The fact that obesity is a chronic, systemic disease and a pandemic that claims lives across the world is well known. The World Health Organisation (WHO) describes obesity as "abnormal or excessive fat accumulation that may impair health", and estimates that in 2016, 650 million adults aged 18 years and older were obese. The WHO also indicates that most of the world's population lives in countries where obesity kills more people than malnourishment and being underweight do.
Obesity and mortality, the indirect link
The link between obesity and mortality rates isn't a direct one though, which is why having a high body mass index (BMI) and being obese right now may not seem as alarming to you. A study, published in The Lancet Diabetes & Endocrinology in 2018, shows that high adiposity and obesity are risk factors for all-cause mortality, meaning that instead of being linked to one cause of early death, obesity is linked to many.
Obesity can cause many chronic diseases, like cardiovascular diseases, type 2 diabetes and several types of cancer -- all of which in turn increases the likelihood of death. So, the inverse is also likely to be true: Reduce the risk of obesity and you will have reduced the higher risk of mortality. A new study published in JAMA Open Network on 14 August 2020 establishes this inverse correlation between obesity and mortality and even indicates which age group is best placed to gain benefits from maintaining a better BMI.
Benefits of weight loss in early adulthood
The study, conducted by researchers based out of Boston University's School of Public Health, used data from 24,205 participants from the US National Health and Nutrition Examination Survey between 1999 and 2014. This data was then analysed between February 2019 and April 2020. The weight change history of all participants was taken and assessed between the ages of 25 years and 10 years before the midlife baseline, that is 44 years.

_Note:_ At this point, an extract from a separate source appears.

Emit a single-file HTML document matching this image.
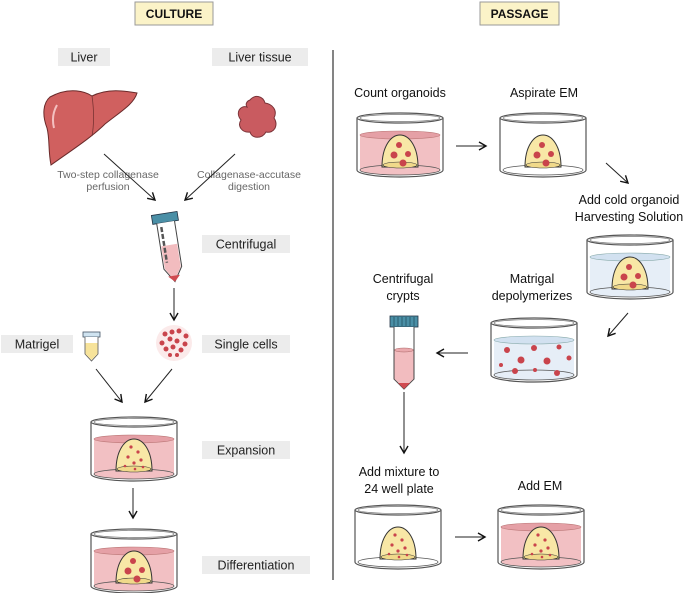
<!DOCTYPE html>
<html><head><meta charset="utf-8"><style>
html,body{margin:0;padding:0;background:#fff;}
svg{display:block;font-family:"Liberation Sans",sans-serif;}
</style></head><body>
<svg width="685" height="593" viewBox="0 0 685 593" xmlns="http://www.w3.org/2000/svg">
<defs>
<marker id="ah" markerWidth="10" markerHeight="10" refX="8" refY="5" orient="auto" markerUnits="userSpaceOnUse">
<path d="M1,1 L8,5 L1,9" fill="none" stroke="#111" stroke-width="1.4"/></marker>
<g id="dome">
<path d="M25,49 C25,28 34,17 43,17 C52,17 61,28 61,49 Z" fill="#f8e7a6" stroke="#333" stroke-width="1"/>
<ellipse cx="43" cy="47" rx="17" ry="3" fill="#f0d98a" stroke="#333" stroke-width="0.6"/>
</g>
<g id="dots">
<circle cx="40" cy="25" r="1.6" fill="#c9444c"/><circle cx="47" cy="30" r="1.6" fill="#c9444c"/>
<circle cx="37" cy="35" r="1.6" fill="#c9444c"/><circle cx="50" cy="38" r="1.6" fill="#c9444c"/>
<circle cx="43" cy="41" r="1.6" fill="#c9444c"/><circle cx="34" cy="44" r="1.3" fill="#c9444c"/>
<circle cx="52" cy="45" r="1.3" fill="#c9444c"/><circle cx="44" cy="47" r="1.3" fill="#c9444c"/>
</g>
<g id="clumps">
<circle cx="42" cy="27" r="3" fill="#c9444c"/><circle cx="37" cy="37" r="3.5" fill="#c9444c"/>
<circle cx="51" cy="36" r="3" fill="#c9444c"/><circle cx="46" cy="45" r="3.5" fill="#c9444c"/>
</g>
<g id="dishE">
<path d="M0,0 L0,52 A43,7 0 0 0 86,52 L86,0" fill="#fff" stroke="#555" stroke-width="1.2"/>
<ellipse cx="43" cy="52" rx="40" ry="5" fill="none" stroke="#555" stroke-width="0.8"/>
<ellipse cx="43" cy="0" rx="43" ry="5" fill="#fff" stroke="#555" stroke-width="1.2"/>
<ellipse cx="43" cy="0" rx="40" ry="3.5" fill="none" stroke="#777" stroke-width="0.7"/>
</g>
<g id="dishP">
<path d="M0,0 L0,52 A43,7 0 0 0 86,52 L86,0" fill="#fff" stroke="#555" stroke-width="1.2"/>
<path d="M3,17 L3,52 A40,5 0 0 0 83,52 L83,17 Z" fill="#f2c0c3"/>
<ellipse cx="43" cy="17" rx="40" ry="4" fill="#e5a0a6" stroke="#b77" stroke-width="0.6"/>
<ellipse cx="43" cy="52" rx="40" ry="5" fill="none" stroke="#555" stroke-width="0.8"/>
<ellipse cx="43" cy="0" rx="43" ry="5" fill="#fff" stroke="#555" stroke-width="1.2"/>
<ellipse cx="43" cy="0" rx="40" ry="3.5" fill="none" stroke="#777" stroke-width="0.7"/>
</g>
<g id="dishB">
<path d="M0,0 L0,52 A43,7 0 0 0 86,52 L86,0" fill="#fff" stroke="#555" stroke-width="1.2"/>
<path d="M3,17 L3,52 A40,5 0 0 0 83,52 L83,17 Z" fill="#e6eef7"/>
<ellipse cx="43" cy="17" rx="40" ry="4" fill="#d2e1f0" stroke="#8aa" stroke-width="0.6"/>
<ellipse cx="43" cy="52" rx="40" ry="5" fill="none" stroke="#555" stroke-width="0.8"/>
<ellipse cx="43" cy="0" rx="43" ry="5" fill="#fff" stroke="#555" stroke-width="1.2"/>
<ellipse cx="43" cy="0" rx="40" ry="3.5" fill="none" stroke="#777" stroke-width="0.7"/>
</g>
</defs>

<rect x="135" y="2" width="78" height="23" fill="#fbf3c8" stroke="#999" stroke-width="1"/>
<text x="174" y="18" font-size="12" font-weight="bold" text-anchor="middle" fill="#111">CULTURE</text>
<rect x="480" y="2" width="79" height="23" fill="#fbf3c8" stroke="#999" stroke-width="1"/>
<text x="519.5" y="18" font-size="12" font-weight="bold" text-anchor="middle" fill="#111">PASSAGE</text>
<line x1="333" y1="50" x2="333" y2="580" stroke="#333" stroke-width="1.2"/>

<g font-size="12.5" fill="#222" text-anchor="middle">
<rect x="58" y="48" width="52" height="18" fill="#ececec"/><text x="84" y="61.5">Liver</text>
<rect x="212" y="48" width="96" height="18" fill="#ececec"/><text x="260" y="61.5">Liver tissue</text>
<rect x="202" y="235" width="88" height="18" fill="#ececec"/><text x="246" y="248.5">Centrifugal</text>
<rect x="1" y="335" width="72" height="18" fill="#ececec"/><text x="37" y="348.5">Matrigel</text>
<rect x="202" y="335" width="88" height="18" fill="#ececec"/><text x="246" y="348.5">Single cells</text>
<rect x="202" y="441" width="88" height="18" fill="#ececec"/><text x="246" y="454.5">Expansion</text>
<rect x="202" y="556" width="108" height="18" fill="#ececec"/><text x="256" y="569.5">Differentiation</text>
</g>

<path d="M50,97 C70,86 86,92 92,96 C108,88 125,91 137,93 C134,104 120,112 105,124 C92,137 72,150 51,165 C48,150 50,140 47,128 C42,115 43,103 50,97 Z" fill="#d0605f" stroke="#6a2a2a" stroke-width="1"/>
<path d="M92,96 C94,110 94,125 92,136" fill="none" stroke="#7a3333" stroke-width="0.8"/>
<path d="M57,105 C53,112 52,120 54,128" fill="none" stroke="#f4c0c0" stroke-width="2"/>
<path d="M250,100 C255,94 263,96 265,103 C272,104 278,110 274,118 C279,125 274,134 266,132 C262,139 252,139 250,132 C242,133 237,126 241,120 C235,113 240,105 247,107 C245,104 247,101 250,100 Z" fill="#c95b60" stroke="#7a3338" stroke-width="1"/>

<g font-size="10.5" fill="#666" text-anchor="middle">
<text x="108" y="178">Two-step collagenase</text><text x="108" y="190">perfusion</text>
<text x="249" y="178">Collagenase-accutase</text><text x="249" y="190">digestion</text>
</g>
<g stroke="#222" stroke-width="1" marker-end="url(#ah)">
<line x1="104" y1="154" x2="155" y2="200"/>
<line x1="235" y1="154" x2="185" y2="200"/>
<line x1="174" y1="288" x2="174" y2="320"/>
<line x1="96" y1="369" x2="122" y2="402"/>
<line x1="172" y1="369" x2="145" y2="402"/>
<line x1="133" y1="488" x2="133" y2="518"/>
<line x1="456" y1="146" x2="486" y2="146"/>
<line x1="606" y1="163" x2="628" y2="183"/>
<line x1="628" y1="313" x2="608" y2="336"/>
<line x1="468" y1="353" x2="437" y2="353"/>
<line x1="404" y1="392" x2="404" y2="453"/>
<line x1="455" y1="537" x2="485" y2="537"/>
</g>

<g transform="rotate(-9 170 250)">
<rect x="157" y="213" width="26" height="9" fill="#4a8fa6" stroke="#234" stroke-width="0.8"/>
<path d="M161,222 L161,268 L170,282 L179,268 L179,222" fill="#fff" stroke="#444" stroke-width="1"/>
<path d="M162,245 L178,245 L178,268 L170,281 L162,268 Z" fill="#f2bcbf"/>
<path d="M164,276 L170,282 L176,276 Z" fill="#d04a50"/>
<line x1="165" y1="226" x2="165" y2="262" stroke="#555" stroke-width="2.5" stroke-dasharray="5,2"/>
</g>
<rect x="83" y="332" width="17" height="5" fill="#cfe3f0" stroke="#456" stroke-width="0.8"/>
<path d="M85,337 L85,354 L91.5,361 L98,354 L98,337" fill="#fff" stroke="#555" stroke-width="0.8"/>
<path d="M85.5,343 L97.5,343 L97.5,354 L91.5,360 L85.5,354 Z" fill="#f7e39a"/>
<circle cx="174" cy="343" r="18" fill="#fbeaea"/>
<g fill="#c9444c">
<circle cx="165" cy="334" r="2.5"/><circle cx="172" cy="332" r="2.5"/><circle cx="179" cy="331" r="2.5"/><circle cx="186" cy="336" r="2.5"/>
<circle cx="162" cy="343" r="2.5"/><circle cx="170" cy="339" r="2.5"/><circle cx="177" cy="341" r="2.5"/><circle cx="185" cy="344" r="2.5"/>
<circle cx="166" cy="349" r="2.5"/><circle cx="173" cy="347" r="2.5"/><circle cx="181" cy="350" r="2.5"/><circle cx="170" cy="355" r="2"/><circle cx="177" cy="355" r="2"/>
</g>

<g transform="translate(91,422)"><use href="#dishP"/><use href="#dome"/><use href="#dots"/></g>
<g transform="translate(91,534)"><use href="#dishP"/><use href="#dome"/><use href="#clumps"/></g>

<g font-size="12.5" fill="#111" text-anchor="middle">
<text x="400" y="97">Count organoids</text>
<text x="544" y="97">Aspirate EM</text>
<text x="629" y="204">Add cold organoid</text>
<text x="629" y="221">Harvesting Solution</text>
<text x="403" y="283">Centrifugal</text>
<text x="403" y="300">crypts</text>
<text x="532" y="283">Matrigal</text>
<text x="532" y="300">depolymerizes</text>
<text x="399" y="476">Add mixture to</text>
<text x="399" y="493">24 well plate</text>
<text x="540" y="490">Add EM</text>
</g>

<g transform="translate(357,118)"><use href="#dishP"/><use href="#dome"/><use href="#clumps"/></g>
<g transform="translate(500,118)"><use href="#dishE"/><use href="#dome"/><use href="#clumps"/></g>
<g transform="translate(587,240)"><use href="#dishB"/><use href="#dome"/><use href="#clumps"/></g>
<g transform="translate(491,323)"><use href="#dishB"/>
<g fill="#c9444c"><circle cx="16" cy="27" r="3"/><circle cx="43" cy="25" r="3"/><circle cx="68" cy="24" r="2.5"/><circle cx="30" cy="37" r="3.5"/><circle cx="56" cy="38" r="3.5"/><circle cx="78" cy="35" r="2.5"/><circle cx="10" cy="42" r="2"/><circle cx="24" cy="48" r="3"/><circle cx="44" cy="47" r="2"/><circle cx="66" cy="50" r="3"/></g></g>
<g transform="translate(355,510)"><use href="#dishE"/><use href="#dome"/><use href="#dots"/></g>
<g transform="translate(498,510)"><use href="#dishP"/><use href="#dome"/><use href="#dots"/></g>

<rect x="390" y="316" width="28" height="11" fill="#4a8fa6" stroke="#234" stroke-width="0.8"/>
<g stroke="#1d4a5a" stroke-width="0.7"><line x1="394" y1="317" x2="394" y2="326"/><line x1="398" y1="317" x2="398" y2="326"/><line x1="402" y1="317" x2="402" y2="326"/><line x1="406" y1="317" x2="406" y2="326"/><line x1="410" y1="317" x2="410" y2="326"/><line x1="414" y1="317" x2="414" y2="326"/></g>
<path d="M394,327 L394,379 L404,389 L414,379 L414,327" fill="#fff" stroke="#444" stroke-width="1"/>
<path d="M394.5,350 L413.5,350 L413.5,379 L404,388 L394.5,379 Z" fill="#f2bcbf"/>
<ellipse cx="404" cy="350" rx="9.5" ry="2" fill="#eaa9ad" stroke="#a66" stroke-width="0.5"/>
<path d="M398,383 L404,389 L410,383 Z" fill="#d04a50"/>
</svg>
</body></html>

The researchers found that an estimated 3.2 percent of the deaths could have been avoided if the participants had been able to change their BMI status from obese to overweight before hitting the midlife baseline. Overall, an estimate of 12.4 percent of early deaths may be caused by having "weight in excess of the normal BMI range at any point between early and mid-adulthood." On the other hand - and definitely on the bright side - going from being obese to overweight according to BMI levels between early adulthood and midlife (ages of 25 to 44 years) was analysed to be associated with 54 percent reduction in the risk of mortality. Weight loss after midlife did not seem to have the same effect on mortality risks as per this research.
This study clearly indicates that preventing weight gain and managing methods of weight loss between early adulthood and midlife can not only help you stay fit but can also reduce the risk of early death by more than half. Those are pretty good odds, so if you are overweight or obese and are aged below 44 years (or even 40 years), this could be even more incentive to lose weight, maintain a healthy BMI and live a long and healthy life.